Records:

** Begin **

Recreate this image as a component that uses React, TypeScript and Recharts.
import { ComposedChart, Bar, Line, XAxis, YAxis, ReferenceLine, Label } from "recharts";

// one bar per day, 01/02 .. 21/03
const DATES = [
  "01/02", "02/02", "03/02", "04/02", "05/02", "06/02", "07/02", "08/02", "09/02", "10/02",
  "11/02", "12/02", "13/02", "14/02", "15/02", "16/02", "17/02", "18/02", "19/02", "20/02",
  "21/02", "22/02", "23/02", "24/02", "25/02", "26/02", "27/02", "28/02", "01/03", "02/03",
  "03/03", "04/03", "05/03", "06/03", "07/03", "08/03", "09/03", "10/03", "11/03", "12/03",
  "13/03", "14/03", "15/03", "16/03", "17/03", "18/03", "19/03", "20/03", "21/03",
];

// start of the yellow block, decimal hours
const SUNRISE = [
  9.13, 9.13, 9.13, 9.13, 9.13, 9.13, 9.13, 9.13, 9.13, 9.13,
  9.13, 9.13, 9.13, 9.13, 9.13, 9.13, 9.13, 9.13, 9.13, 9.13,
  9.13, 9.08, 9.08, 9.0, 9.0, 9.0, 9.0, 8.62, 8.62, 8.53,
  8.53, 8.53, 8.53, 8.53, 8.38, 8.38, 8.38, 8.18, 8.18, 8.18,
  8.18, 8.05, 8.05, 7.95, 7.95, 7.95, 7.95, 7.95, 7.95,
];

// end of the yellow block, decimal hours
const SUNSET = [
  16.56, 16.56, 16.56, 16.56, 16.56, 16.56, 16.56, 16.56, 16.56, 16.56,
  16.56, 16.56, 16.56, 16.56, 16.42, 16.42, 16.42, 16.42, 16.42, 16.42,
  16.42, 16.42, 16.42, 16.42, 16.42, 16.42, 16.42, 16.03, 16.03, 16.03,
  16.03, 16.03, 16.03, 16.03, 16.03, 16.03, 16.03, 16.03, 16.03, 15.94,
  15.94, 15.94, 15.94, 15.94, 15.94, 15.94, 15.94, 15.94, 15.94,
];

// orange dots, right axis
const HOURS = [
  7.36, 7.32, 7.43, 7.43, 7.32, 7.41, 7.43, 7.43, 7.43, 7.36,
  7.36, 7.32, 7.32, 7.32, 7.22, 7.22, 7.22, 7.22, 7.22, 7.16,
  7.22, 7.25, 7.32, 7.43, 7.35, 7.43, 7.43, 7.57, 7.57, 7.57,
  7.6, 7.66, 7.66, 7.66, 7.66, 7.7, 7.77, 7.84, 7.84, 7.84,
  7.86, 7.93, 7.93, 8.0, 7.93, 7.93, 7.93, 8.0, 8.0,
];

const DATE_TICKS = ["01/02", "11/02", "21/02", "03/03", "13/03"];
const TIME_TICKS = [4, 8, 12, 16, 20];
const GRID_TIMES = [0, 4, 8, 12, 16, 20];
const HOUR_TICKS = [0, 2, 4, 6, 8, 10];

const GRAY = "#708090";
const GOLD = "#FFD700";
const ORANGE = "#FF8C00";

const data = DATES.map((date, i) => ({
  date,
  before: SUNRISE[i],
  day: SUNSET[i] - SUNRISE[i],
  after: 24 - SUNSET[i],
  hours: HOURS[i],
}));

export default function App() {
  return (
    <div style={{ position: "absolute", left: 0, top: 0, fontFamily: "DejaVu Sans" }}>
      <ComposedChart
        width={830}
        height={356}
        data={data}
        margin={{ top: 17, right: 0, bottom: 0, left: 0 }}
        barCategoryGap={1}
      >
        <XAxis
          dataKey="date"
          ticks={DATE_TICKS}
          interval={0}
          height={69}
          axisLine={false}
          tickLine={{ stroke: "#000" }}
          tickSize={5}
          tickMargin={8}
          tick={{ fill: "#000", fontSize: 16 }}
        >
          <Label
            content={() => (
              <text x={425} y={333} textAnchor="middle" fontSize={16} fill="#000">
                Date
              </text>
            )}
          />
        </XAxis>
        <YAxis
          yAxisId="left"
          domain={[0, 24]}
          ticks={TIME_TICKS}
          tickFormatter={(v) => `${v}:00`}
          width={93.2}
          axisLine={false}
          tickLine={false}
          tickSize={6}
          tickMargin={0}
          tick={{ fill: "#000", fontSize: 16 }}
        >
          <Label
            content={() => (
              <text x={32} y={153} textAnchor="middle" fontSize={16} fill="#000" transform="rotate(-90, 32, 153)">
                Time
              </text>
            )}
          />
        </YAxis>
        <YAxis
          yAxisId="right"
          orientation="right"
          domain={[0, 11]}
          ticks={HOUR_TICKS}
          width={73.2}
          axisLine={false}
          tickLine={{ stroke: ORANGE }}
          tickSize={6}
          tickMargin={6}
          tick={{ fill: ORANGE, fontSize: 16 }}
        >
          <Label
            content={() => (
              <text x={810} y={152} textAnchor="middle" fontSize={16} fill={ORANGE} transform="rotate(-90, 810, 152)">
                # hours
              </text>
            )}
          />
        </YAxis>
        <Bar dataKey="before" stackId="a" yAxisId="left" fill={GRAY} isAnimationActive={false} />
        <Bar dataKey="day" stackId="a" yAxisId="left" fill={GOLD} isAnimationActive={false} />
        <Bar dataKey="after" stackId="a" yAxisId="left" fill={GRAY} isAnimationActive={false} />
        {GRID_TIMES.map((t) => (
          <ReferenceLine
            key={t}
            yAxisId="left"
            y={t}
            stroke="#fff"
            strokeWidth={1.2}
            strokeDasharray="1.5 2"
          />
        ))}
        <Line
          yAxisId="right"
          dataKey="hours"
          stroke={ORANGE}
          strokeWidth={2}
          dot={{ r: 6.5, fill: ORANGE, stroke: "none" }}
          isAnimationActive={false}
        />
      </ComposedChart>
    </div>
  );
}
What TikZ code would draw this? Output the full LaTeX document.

** End **

▸ **Work instructions**
All of the entries above should be written out again exactly.

▸ **Final result**
Recreate this image as a component that uses React, TypeScript and Recharts.
import { ComposedChart, Bar, Line, XAxis, YAxis, ReferenceLine, Label } from "recharts";

// one bar per day, 01/02 .. 21/03
const DATES = [
  "01/02", "02/02", "03/02", "04/02", "05/02", "06/02", "07/02", "08/02", "09/02", "10/02",
  "11/02", "12/02", "13/02", "14/02", "15/02", "16/02", "17/02", "18/02", "19/02", "20/02",
  "21/02", "22/02", "23/02", "24/02", "25/02", "26/02", "27/02", "28/02", "01/03", "02/03",
  "03/03", "04/03", "05/03", "06/03", "07/03", "08/03", "09/03", "10/03", "11/03", "12/03",
  "13/03", "14/03", "15/03", "16/03", "17/03", "18/03", "19/03", "20/03", "21/03",
];

// start of the yellow block, decimal hours
const SUNRISE = [
  9.13, 9.13, 9.13, 9.13, 9.13, 9.13, 9.13, 9.13, 9.13, 9.13,
  9.13, 9.13, 9.13, 9.13, 9.13, 9.13, 9.13, 9.13, 9.13, 9.13,
  9.13, 9.08, 9.08, 9.0, 9.0, 9.0, 9.0, 8.62, 8.62, 8.53,
  8.53, 8.53, 8.53, 8.53, 8.38, 8.38, 8.38, 8.18, 8.18, 8.18,
  8.18, 8.05, 8.05, 7.95, 7.95, 7.95, 7.95, 7.95, 7.95,
];

// end of the yellow block, decimal hours
const SUNSET = [
  16.56, 16.56, 16.56, 16.56, 16.56, 16.56, 16.56, 16.56, 16.56, 16.56,
  16.56, 16.56, 16.56, 16.56, 16.42, 16.42, 16.42, 16.42, 16.42, 16.42,
  16.42, 16.42, 16.42, 16.42, 16.42, 16.42, 16.42, 16.03, 16.03, 16.03,
  16.03, 16.03, 16.03, 16.03, 16.03, 16.03, 16.03, 16.03, 16.03, 15.94,
  15.94, 15.94, 15.94, 15.94, 15.94, 15.94, 15.94, 15.94, 15.94,
];

// orange dots, right axis
const HOURS = [
  7.36, 7.32, 7.43, 7.43, 7.32, 7.41, 7.43, 7.43, 7.43, 7.36,
  7.36, 7.32, 7.32, 7.32, 7.22, 7.22, 7.22, 7.22, 7.22, 7.16,
  7.22, 7.25, 7.32, 7.43, 7.35, 7.43, 7.43, 7.57, 7.57, 7.57,
  7.6, 7.66, 7.66, 7.66, 7.66, 7.7, 7.77, 7.84, 7.84, 7.84,
  7.86, 7.93, 7.93, 8.0, 7.93, 7.93, 7.93, 8.0, 8.0,
];

const DATE_TICKS = ["01/02", "11/02", "21/02", "03/03", "13/03"];
const TIME_TICKS = [4, 8, 12, 16, 20];
const GRID_TIMES = [0, 4, 8, 12, 16, 20];
const HOUR_TICKS = [0, 2, 4, 6, 8, 10];

const GRAY = "#708090";
const GOLD = "#FFD700";
const ORANGE = "#FF8C00";

const data = DATES.map((date, i) => ({
  date,
  before: SUNRISE[i],
  day: SUNSET[i] - SUNRISE[i],
  after: 24 - SUNSET[i],
  hours: HOURS[i],
}));

export default function App() {
  return (
    <div style={{ position: "absolute", left: 0, top: 0, fontFamily: "DejaVu Sans" }}>
      <ComposedChart
        width={830}
        height={356}
        data={data}
        margin={{ top: 17, right: 0, bottom: 0, left: 0 }}
        barCategoryGap={1}
      >
        <XAxis
          dataKey="date"
          ticks={DATE_TICKS}
          interval={0}
          height={69}
          axisLine={false}
          tickLine={{ stroke: "#000" }}
          tickSize={5}
          tickMargin={8}
          tick={{ fill: "#000", fontSize: 16 }}
        >
          <Label
            content={() => (
              <text x={425} y={333} textAnchor="middle" fontSize={16} fill="#000">
                Date
              </text>
            )}
          />
        </XAxis>
        <YAxis
          yAxisId="left"
          domain={[0, 24]}
          ticks={TIME_TICKS}
          tickFormatter={(v) => `${v}:00`}
          width={93.2}
          axisLine={false}
          tickLine={false}
          tickSize={6}
          tickMargin={0}
          tick={{ fill: "#000", fontSize: 16 }}
        >
          <Label
            content={() => (
              <text x={32} y={153} textAnchor="middle" fontSize={16} fill="#000" transform="rotate(-90, 32, 153)">
                Time
              </text>
            )}
          />
        </YAxis>
        <YAxis
          yAxisId="right"
          orientation="right"
          domain={[0, 11]}
          ticks={HOUR_TICKS}
          width={73.2}
          axisLine={false}
          tickLine={{ stroke: ORANGE }}
          tickSize={6}
          tickMargin={6}
          tick={{ fill: ORANGE, fontSize: 16 }}
        >
          <Label
            content={() => (
              <text x={810} y={152} textAnchor="middle" fontSize={16} fill={ORANGE} transform="rotate(-90, 810, 152)">
                # hours
              </text>
            )}
          />
        </YAxis>
        <Bar dataKey="before" stackId="a" yAxisId="left" fill={GRAY} isAnimationActive={false} />
        <Bar dataKey="day" stackId="a" yAxisId="left" fill={GOLD} isAnimationActive={false} />
        <Bar dataKey="after" stackId="a" yAxisId="left" fill={GRAY} isAnimationActive={false} />
        {GRID_TIMES.map((t) => (
          <ReferenceLine
            key={t}
            yAxisId="left"
            y={t}
            stroke="#fff"
            strokeWidth={1.2}
            strokeDasharray="1.5 2"
          />
        ))}
        <Line
          yAxisId="right"
          dataKey="hours"
          stroke={ORANGE}
          strokeWidth={2}
          dot={{ r: 6.5, fill: ORANGE, stroke: "none" }}
          isAnimationActive={false}
        />
      </ComposedChart>
    </div>
  );
}
What TikZ code would draw this? Output the full LaTeX document.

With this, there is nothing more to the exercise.